Para lograr una sociedad sustentable, las innovaciones que necesitamos no son de carácter técnico. Lo que necesitamos es innovación creativa en el ámbito del derecho societario y en todo el sistema financiero y económico. Desgraciadamente, hay pocas esperanzas de que una reforma sustancial ocurra en un futuro próximo, toda vez que ni siquiera las tímidas medidas norteamericanas y alemanas han sido seguidas por otros países. Tanto en el G20 como en la Unión Europea no existe en absoluto el consenso necesario al respecto.
Del caso puntual de nuestro propio país sería mejor ni hablar. Ni los "rodrigazos", ni las "hiper", ni los "corralitos" parecen haber hecho mella en nuestros economistas domésticos. Aquí seguimos en el discurso de la supuesta necesidad de un Estado prescindente por un lado y de un "modelo productivo diversificado y con inclusión social" por el otro. Es decir: mientras algunos quisieran que el Estado se retire por completo del ámbito económico, los otros quisieran que ese mismo Estado progame – de hecho o indirectamente – la actividad económica y que, además, redistribuya una riqueza que no ha creado incluso entre quienes en una de ésas ni siquiera han participado en su creación.

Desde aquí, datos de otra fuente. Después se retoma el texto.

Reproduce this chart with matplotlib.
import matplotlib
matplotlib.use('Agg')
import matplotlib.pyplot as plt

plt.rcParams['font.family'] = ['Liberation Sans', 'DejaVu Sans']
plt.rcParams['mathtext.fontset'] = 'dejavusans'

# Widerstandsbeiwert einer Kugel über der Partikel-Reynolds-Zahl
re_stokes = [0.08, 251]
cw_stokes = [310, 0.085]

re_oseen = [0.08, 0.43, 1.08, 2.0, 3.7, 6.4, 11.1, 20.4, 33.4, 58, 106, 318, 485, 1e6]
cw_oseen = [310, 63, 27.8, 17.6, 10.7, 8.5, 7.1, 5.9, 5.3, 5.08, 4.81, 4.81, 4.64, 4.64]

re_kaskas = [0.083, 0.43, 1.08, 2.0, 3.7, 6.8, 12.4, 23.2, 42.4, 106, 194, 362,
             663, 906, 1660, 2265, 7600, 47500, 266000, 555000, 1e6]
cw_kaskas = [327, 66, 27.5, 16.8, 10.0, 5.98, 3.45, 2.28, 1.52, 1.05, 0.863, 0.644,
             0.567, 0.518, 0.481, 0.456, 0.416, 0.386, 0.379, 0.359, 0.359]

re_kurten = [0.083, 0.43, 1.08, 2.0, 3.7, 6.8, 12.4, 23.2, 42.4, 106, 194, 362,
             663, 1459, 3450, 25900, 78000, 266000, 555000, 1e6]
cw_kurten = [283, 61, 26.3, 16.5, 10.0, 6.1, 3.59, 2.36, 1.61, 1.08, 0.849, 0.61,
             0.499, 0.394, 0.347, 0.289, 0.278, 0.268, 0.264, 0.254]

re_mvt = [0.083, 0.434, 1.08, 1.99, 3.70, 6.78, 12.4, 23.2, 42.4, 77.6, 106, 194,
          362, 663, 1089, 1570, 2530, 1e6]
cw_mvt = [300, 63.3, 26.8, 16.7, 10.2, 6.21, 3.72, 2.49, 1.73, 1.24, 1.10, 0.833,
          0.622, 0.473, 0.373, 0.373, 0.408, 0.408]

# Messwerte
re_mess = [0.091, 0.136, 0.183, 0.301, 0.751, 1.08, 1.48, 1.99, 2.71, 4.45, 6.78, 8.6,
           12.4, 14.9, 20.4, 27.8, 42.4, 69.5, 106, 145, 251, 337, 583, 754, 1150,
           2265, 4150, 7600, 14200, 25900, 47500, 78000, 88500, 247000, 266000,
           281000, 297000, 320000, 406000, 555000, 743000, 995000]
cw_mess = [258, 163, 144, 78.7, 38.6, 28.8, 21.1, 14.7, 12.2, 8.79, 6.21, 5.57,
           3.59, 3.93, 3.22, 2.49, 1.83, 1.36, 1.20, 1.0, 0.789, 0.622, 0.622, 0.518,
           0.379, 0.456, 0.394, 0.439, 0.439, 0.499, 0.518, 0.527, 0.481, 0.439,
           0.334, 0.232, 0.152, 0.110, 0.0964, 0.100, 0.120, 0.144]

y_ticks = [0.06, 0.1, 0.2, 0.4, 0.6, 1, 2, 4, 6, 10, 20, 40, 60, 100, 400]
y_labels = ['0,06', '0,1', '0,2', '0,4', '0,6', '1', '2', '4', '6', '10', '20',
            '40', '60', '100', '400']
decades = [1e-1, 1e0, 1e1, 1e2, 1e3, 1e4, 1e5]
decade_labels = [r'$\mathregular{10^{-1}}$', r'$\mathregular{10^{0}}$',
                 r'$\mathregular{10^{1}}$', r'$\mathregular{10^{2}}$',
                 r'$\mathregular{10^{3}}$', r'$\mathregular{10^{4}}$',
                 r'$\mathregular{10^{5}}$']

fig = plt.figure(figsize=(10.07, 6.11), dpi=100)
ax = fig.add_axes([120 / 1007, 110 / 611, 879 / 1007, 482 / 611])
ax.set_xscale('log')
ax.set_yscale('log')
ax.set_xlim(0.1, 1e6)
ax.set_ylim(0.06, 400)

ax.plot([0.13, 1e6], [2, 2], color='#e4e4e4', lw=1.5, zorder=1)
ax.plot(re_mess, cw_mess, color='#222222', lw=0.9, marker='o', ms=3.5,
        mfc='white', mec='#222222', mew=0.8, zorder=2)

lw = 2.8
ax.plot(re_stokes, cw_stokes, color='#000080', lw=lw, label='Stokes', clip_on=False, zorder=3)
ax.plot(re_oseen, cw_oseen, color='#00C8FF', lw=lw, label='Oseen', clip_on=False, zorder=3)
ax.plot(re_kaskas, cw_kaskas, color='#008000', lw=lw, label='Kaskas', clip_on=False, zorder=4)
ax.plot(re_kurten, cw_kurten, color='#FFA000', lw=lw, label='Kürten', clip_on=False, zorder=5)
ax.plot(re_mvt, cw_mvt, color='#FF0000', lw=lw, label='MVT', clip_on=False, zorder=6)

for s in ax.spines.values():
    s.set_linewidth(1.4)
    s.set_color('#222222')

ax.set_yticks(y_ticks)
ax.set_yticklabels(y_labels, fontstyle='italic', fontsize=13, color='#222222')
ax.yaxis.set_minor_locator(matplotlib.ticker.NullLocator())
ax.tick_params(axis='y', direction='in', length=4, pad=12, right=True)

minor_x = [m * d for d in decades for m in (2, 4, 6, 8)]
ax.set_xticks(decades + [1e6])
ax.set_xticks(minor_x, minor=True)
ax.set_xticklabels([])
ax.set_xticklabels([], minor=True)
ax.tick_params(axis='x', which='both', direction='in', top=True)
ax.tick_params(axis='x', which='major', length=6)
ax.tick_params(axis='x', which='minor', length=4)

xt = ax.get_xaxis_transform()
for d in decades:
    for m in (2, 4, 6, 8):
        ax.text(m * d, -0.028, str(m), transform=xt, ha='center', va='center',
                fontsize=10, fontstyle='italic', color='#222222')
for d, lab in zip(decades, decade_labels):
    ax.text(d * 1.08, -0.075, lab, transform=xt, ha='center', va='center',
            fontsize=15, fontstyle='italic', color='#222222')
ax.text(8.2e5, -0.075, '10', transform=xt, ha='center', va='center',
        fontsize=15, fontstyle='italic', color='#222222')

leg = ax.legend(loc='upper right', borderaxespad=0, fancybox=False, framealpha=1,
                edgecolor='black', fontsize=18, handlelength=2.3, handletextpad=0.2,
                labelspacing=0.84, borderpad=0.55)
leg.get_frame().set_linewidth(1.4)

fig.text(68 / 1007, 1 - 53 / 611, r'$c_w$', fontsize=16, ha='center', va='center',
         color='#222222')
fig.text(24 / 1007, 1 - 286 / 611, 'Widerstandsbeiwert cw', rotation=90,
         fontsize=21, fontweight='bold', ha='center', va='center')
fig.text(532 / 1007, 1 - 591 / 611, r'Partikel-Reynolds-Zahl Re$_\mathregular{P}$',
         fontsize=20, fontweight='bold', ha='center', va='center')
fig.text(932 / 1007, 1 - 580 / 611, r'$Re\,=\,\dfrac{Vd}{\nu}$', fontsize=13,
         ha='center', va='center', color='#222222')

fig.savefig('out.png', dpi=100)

Como en la mayoría de las dificultades que tenemos en todo el mundo, el fondo de este problema es en última instancia una cuestión de valores. Sin una valorización adecuada de virtudes tales como la sobriedad, la equidad, la responsabilidad, la disciplina, el honor, el compromiso y – no en última instancia – la sensatez, es bastante poco lo que se puede esperar de normas, regulaciones y medidas económicas.
Una sociedad armónica, equilibrada y productiva no se logra ni con ingenierías financieras, ni con bizantinismos legales, ni con dádivas demagógicas. Se logra, en primer lugar con un Estado eficiente que cumple con eficacia sus funciones esenciales de síntesis, planificación y conducción. Además – y sobre todo – se logra haciendo coincidir la responsabilidad moral con la responsabilidad jurídica. Y en esto, lo que no podemos perder de vista es que la responsabilidad es siempre personal.
Mientras los jefes no sean personalmente responsables por el destino de sus subordinados; mientras los empresarios no sean personalmente responsables por el destino de sus empresas y de sus empleados; mientras esos empleados y subordinados no sean individual y conjuntamente responsables por la calidad y por la disciplina laboral y mientras todos no nos hagamos responsables por el destino de la nación en que vivimos, nuestros organismos sociopolíticos continuarán dominados por la irresponsabilidad de la codicia constituyendo sociedades de responsabilidad limitada .
Hasta me animaría a decir que muy limitada.